→ Prompt: Pull out the lines running from the one with "Emit a Python" to the one with "The picture is", inclusive, word for word. Drop any picture.
*** Dataset excerpts
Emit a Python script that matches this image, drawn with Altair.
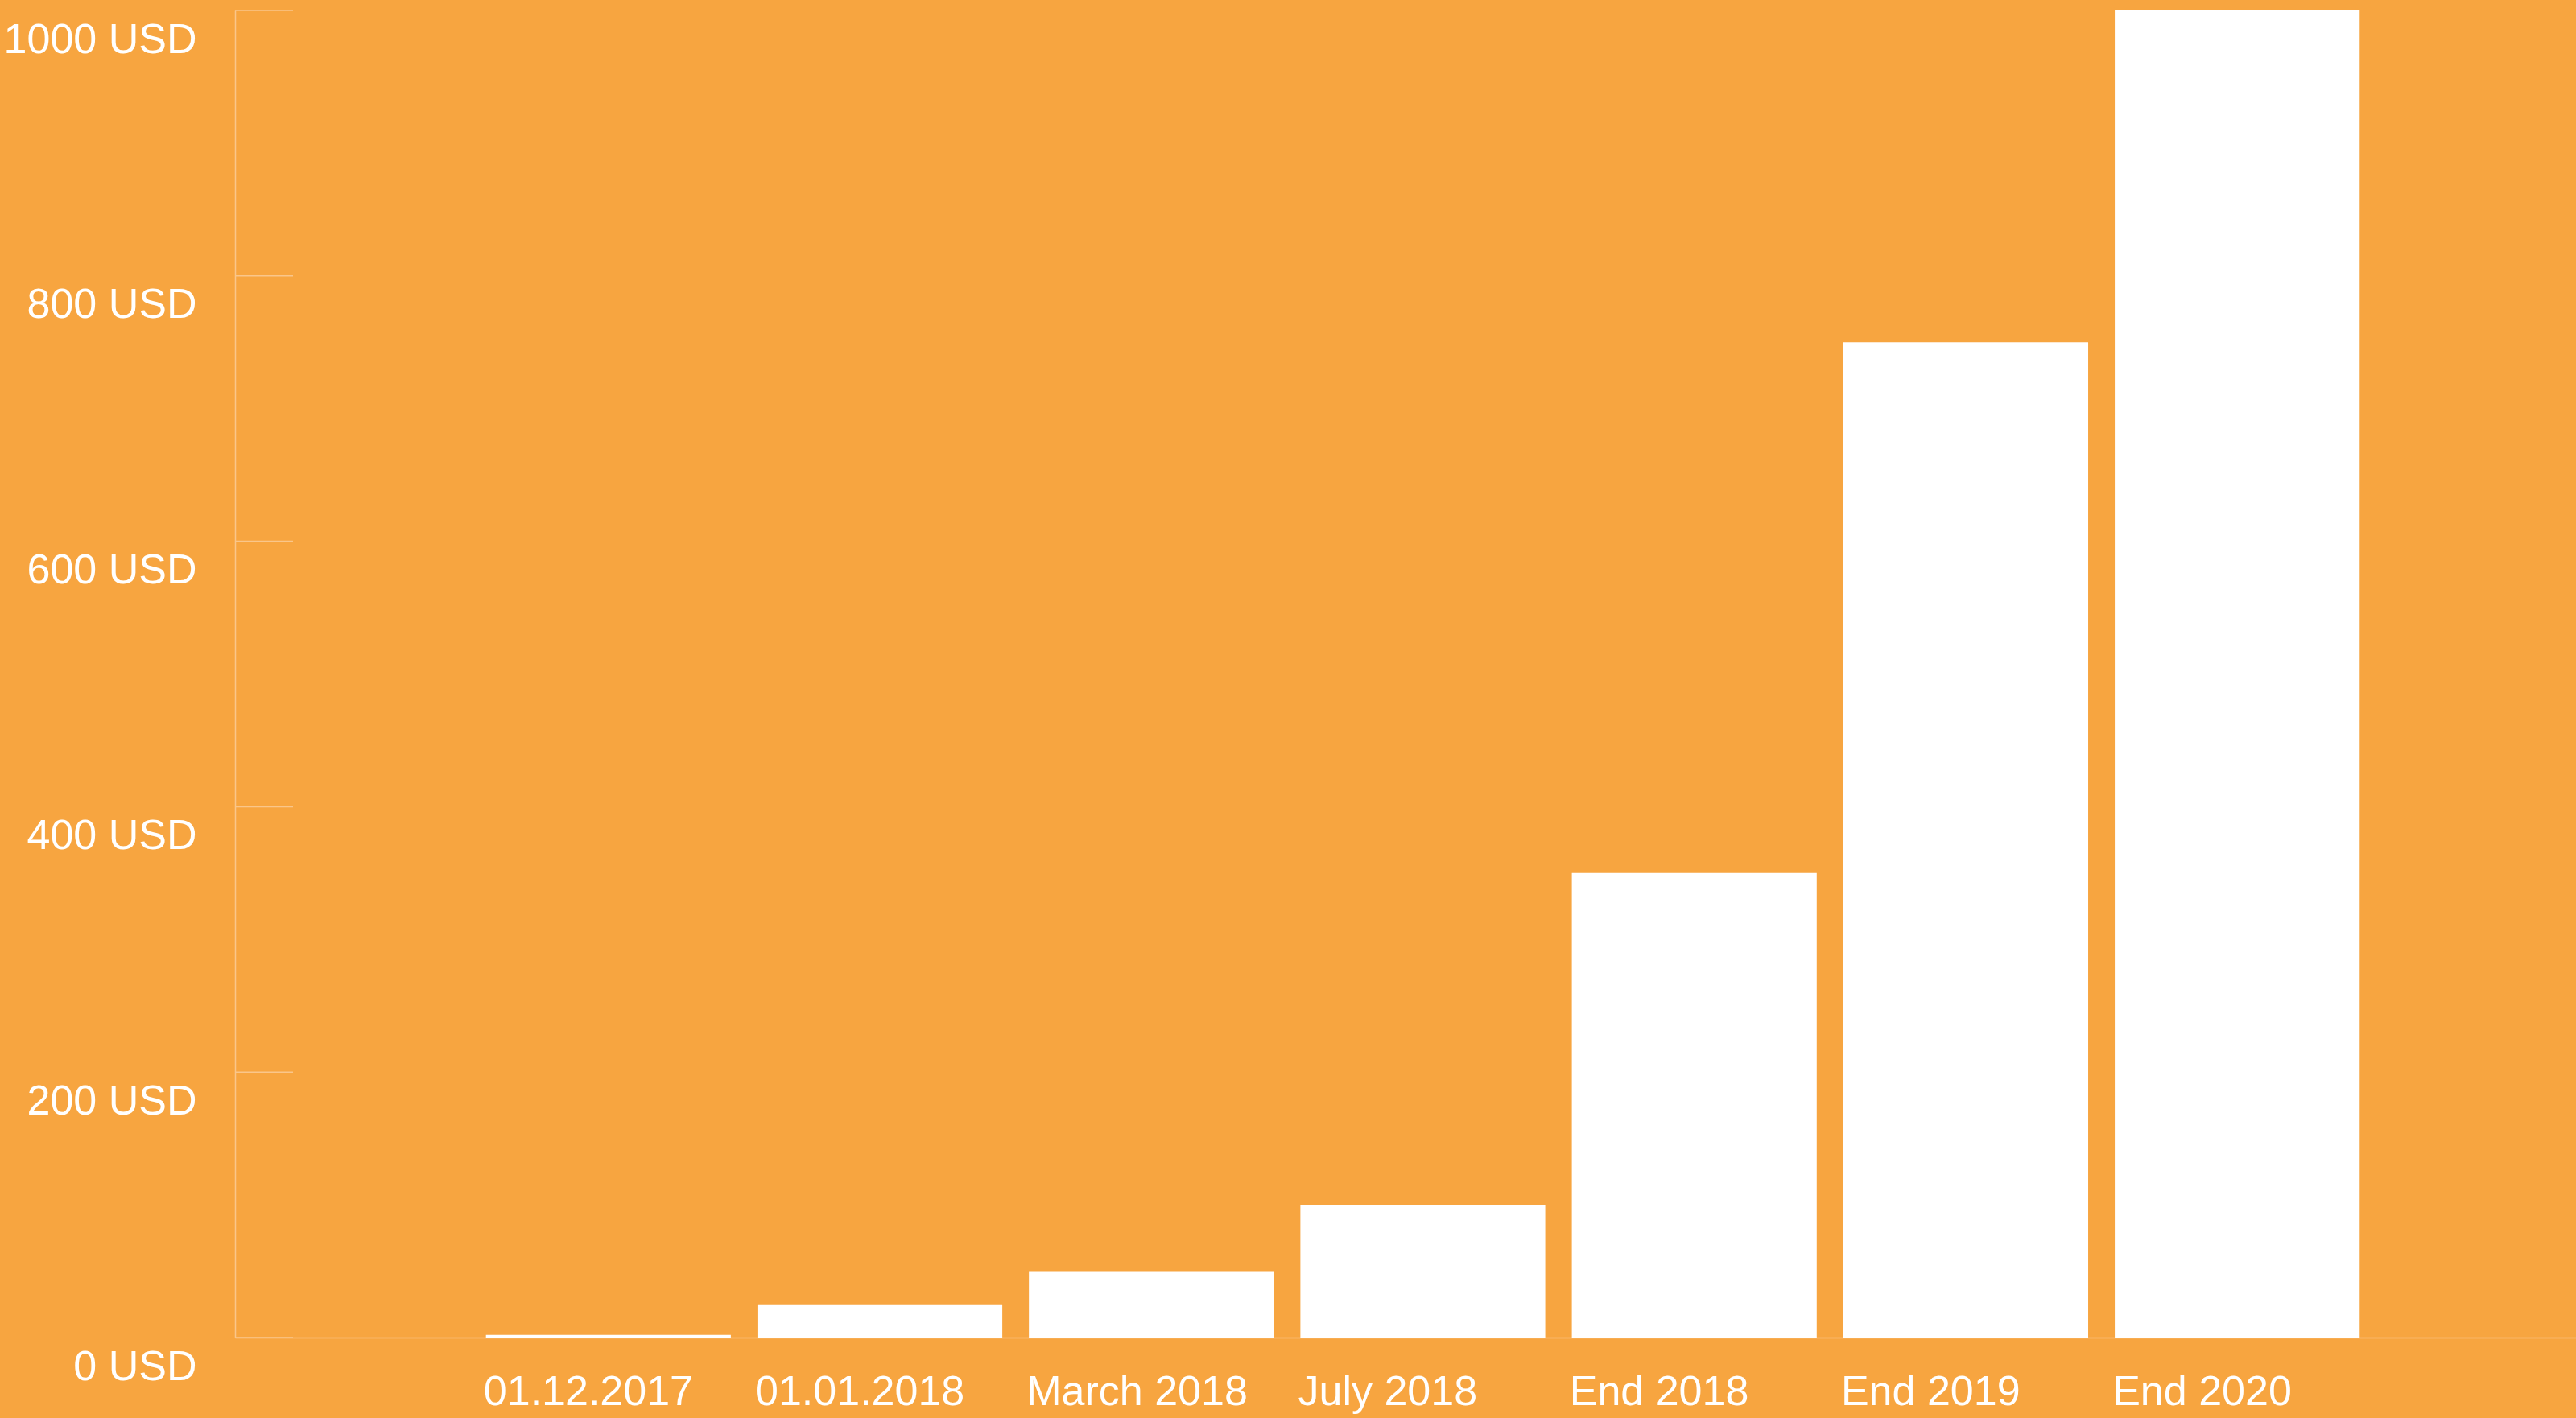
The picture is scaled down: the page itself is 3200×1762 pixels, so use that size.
******
*** Dataset excerpts
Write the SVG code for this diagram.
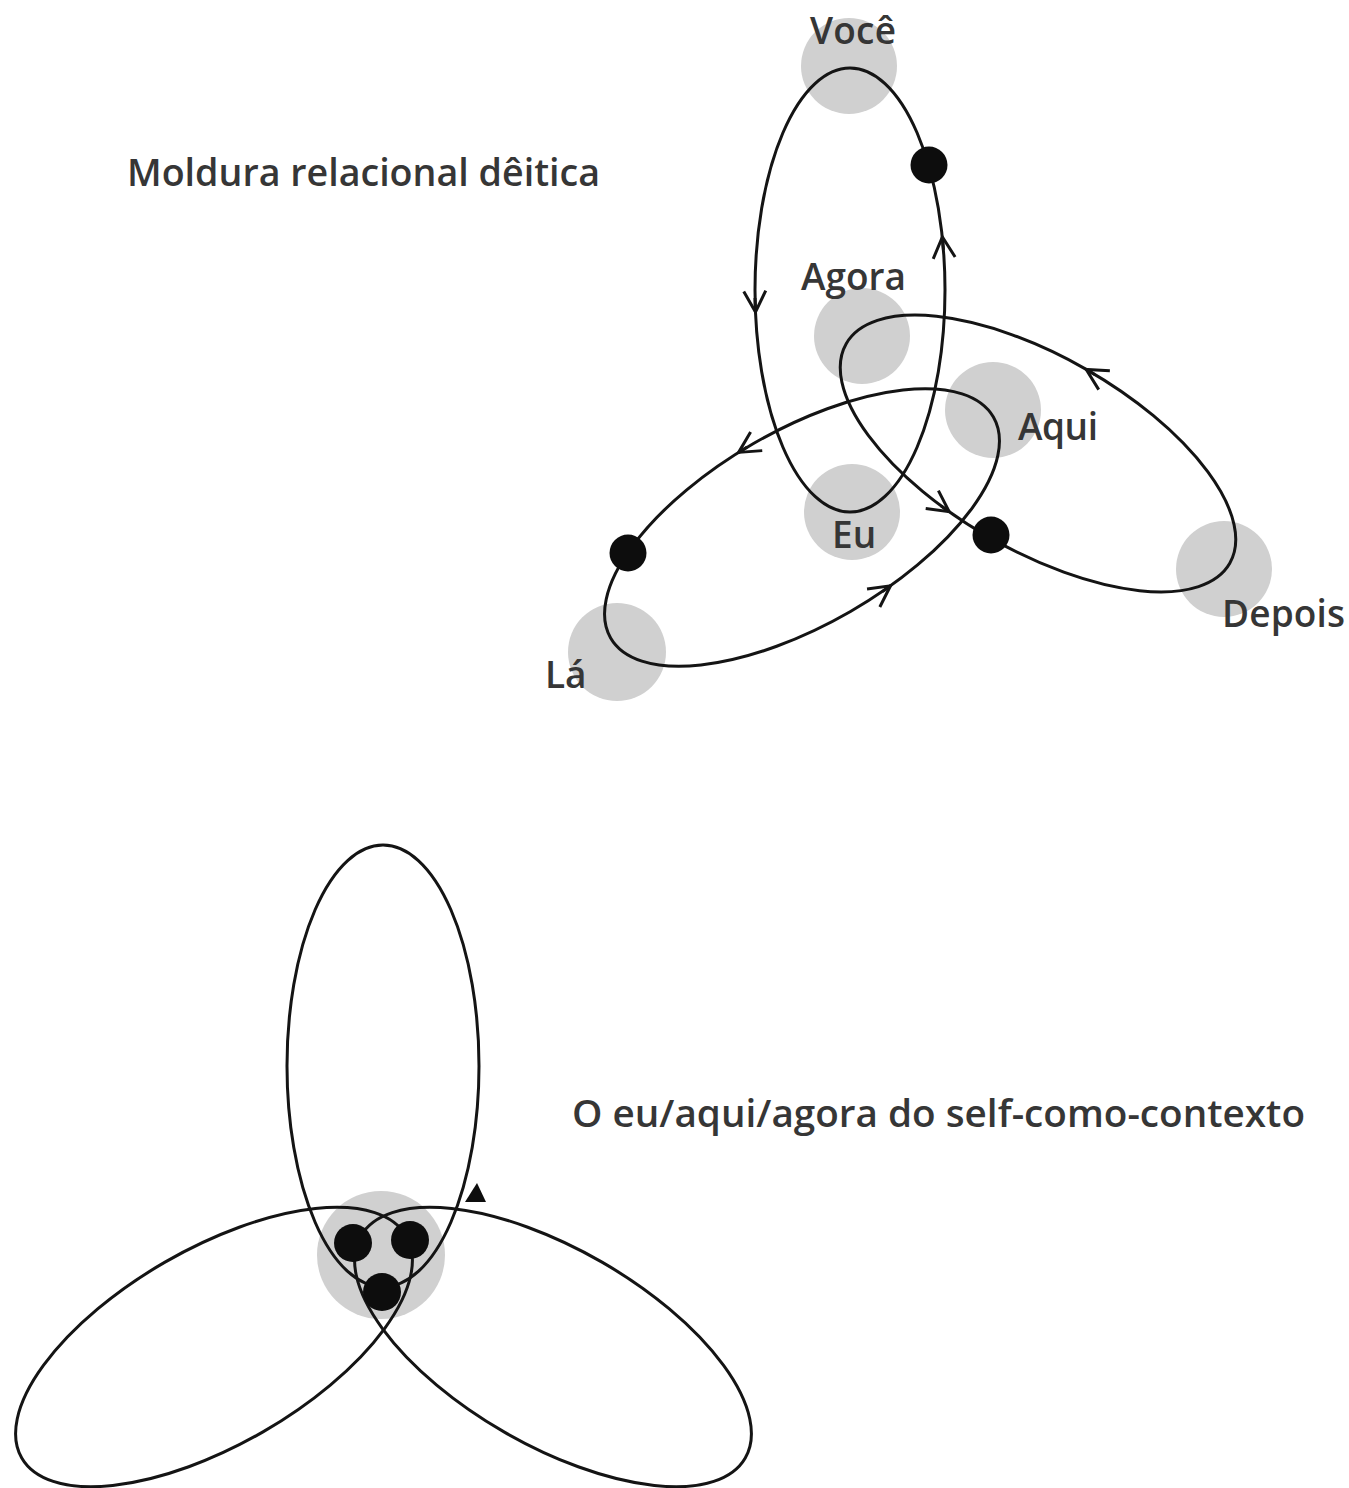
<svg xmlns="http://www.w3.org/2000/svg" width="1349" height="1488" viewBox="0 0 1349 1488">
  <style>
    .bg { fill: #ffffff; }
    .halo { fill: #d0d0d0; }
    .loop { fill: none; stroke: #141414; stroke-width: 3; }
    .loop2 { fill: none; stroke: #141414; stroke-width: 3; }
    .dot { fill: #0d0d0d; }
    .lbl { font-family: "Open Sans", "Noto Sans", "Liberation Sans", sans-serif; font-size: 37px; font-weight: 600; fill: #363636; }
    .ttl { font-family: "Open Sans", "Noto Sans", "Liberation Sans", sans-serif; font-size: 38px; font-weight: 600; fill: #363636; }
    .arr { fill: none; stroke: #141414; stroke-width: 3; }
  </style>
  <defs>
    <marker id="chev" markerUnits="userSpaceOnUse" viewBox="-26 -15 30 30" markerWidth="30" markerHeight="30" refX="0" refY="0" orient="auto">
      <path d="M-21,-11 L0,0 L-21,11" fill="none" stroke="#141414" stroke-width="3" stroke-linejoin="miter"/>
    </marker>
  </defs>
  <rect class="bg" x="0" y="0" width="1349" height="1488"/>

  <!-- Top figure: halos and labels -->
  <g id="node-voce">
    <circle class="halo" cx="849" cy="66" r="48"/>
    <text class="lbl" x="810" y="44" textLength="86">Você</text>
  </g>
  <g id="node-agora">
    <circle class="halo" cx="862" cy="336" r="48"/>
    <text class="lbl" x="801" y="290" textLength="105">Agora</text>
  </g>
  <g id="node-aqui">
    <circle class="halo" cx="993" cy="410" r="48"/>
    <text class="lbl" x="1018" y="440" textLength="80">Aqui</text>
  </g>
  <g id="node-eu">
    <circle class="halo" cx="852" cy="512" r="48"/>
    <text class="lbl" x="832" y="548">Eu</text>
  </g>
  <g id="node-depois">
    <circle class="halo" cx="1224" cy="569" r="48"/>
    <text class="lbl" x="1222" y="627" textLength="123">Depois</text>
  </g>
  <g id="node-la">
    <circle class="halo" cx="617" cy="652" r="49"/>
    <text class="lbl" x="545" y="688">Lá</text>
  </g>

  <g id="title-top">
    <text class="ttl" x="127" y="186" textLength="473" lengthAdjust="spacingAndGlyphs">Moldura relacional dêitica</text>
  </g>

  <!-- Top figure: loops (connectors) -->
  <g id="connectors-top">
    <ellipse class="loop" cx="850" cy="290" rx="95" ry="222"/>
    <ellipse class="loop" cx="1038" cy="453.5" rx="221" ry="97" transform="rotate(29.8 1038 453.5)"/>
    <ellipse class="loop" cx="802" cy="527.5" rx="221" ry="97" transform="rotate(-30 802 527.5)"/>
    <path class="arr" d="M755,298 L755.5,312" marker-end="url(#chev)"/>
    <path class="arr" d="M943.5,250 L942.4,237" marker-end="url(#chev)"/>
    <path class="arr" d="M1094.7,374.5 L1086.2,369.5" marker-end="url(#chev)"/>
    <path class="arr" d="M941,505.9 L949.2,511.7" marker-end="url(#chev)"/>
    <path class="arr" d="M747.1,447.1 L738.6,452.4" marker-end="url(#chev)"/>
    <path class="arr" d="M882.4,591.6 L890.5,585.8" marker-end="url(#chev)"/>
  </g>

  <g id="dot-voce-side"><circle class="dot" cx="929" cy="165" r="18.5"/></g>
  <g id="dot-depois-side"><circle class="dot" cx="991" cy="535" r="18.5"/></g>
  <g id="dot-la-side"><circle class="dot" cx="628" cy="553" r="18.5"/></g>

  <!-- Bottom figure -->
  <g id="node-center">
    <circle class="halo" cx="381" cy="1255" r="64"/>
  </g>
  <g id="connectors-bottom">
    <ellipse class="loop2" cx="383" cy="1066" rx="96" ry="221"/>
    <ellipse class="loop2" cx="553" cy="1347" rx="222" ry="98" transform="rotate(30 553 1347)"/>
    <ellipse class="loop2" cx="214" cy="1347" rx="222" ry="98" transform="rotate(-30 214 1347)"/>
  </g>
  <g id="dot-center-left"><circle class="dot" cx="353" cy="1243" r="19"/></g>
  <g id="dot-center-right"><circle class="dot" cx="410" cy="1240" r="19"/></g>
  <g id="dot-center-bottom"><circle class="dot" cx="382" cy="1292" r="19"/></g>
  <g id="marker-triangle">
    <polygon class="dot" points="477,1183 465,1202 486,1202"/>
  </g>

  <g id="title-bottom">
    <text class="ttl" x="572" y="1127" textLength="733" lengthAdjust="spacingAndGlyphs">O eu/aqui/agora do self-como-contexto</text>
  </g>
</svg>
******
*** Dataset excerpts
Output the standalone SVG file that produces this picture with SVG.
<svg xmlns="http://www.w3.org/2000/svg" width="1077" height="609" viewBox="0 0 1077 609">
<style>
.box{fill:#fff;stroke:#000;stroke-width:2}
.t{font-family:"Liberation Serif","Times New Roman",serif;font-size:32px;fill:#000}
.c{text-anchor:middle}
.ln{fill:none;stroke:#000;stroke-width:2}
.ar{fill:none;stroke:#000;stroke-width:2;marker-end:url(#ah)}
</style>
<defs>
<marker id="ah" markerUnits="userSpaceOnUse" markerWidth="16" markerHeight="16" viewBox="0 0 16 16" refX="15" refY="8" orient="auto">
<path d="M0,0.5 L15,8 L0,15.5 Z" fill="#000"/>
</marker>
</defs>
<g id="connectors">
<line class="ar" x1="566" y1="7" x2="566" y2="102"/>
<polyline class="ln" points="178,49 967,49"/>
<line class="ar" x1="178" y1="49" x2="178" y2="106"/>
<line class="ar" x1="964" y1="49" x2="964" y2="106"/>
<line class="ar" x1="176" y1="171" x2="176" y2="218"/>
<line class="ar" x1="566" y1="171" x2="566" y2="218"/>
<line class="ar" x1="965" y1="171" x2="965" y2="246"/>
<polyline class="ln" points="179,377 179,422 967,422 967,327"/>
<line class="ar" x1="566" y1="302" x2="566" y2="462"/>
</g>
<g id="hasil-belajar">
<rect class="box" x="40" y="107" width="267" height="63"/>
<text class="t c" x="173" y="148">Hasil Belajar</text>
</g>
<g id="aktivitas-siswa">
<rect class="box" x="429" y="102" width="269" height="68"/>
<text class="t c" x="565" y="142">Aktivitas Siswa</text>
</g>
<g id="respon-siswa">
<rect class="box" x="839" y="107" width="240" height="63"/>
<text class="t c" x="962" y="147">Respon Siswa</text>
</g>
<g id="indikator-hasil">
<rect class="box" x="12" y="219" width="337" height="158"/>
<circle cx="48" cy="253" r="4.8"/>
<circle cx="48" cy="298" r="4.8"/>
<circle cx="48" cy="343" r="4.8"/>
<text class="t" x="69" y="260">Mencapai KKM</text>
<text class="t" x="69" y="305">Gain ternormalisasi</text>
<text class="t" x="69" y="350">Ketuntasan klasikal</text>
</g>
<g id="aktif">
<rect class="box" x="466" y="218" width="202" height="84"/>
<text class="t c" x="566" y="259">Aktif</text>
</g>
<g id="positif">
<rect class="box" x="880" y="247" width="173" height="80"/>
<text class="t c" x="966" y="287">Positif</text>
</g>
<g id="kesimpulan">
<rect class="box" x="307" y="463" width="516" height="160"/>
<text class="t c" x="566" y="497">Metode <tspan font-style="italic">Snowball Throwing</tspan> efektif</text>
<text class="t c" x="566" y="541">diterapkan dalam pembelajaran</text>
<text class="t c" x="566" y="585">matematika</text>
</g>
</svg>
******
→ Task solution:
Emit a Python script that matches this image, drawn with Altair.
The picture is scaled down: the page itself is 3200×1762 pixels, so use that size.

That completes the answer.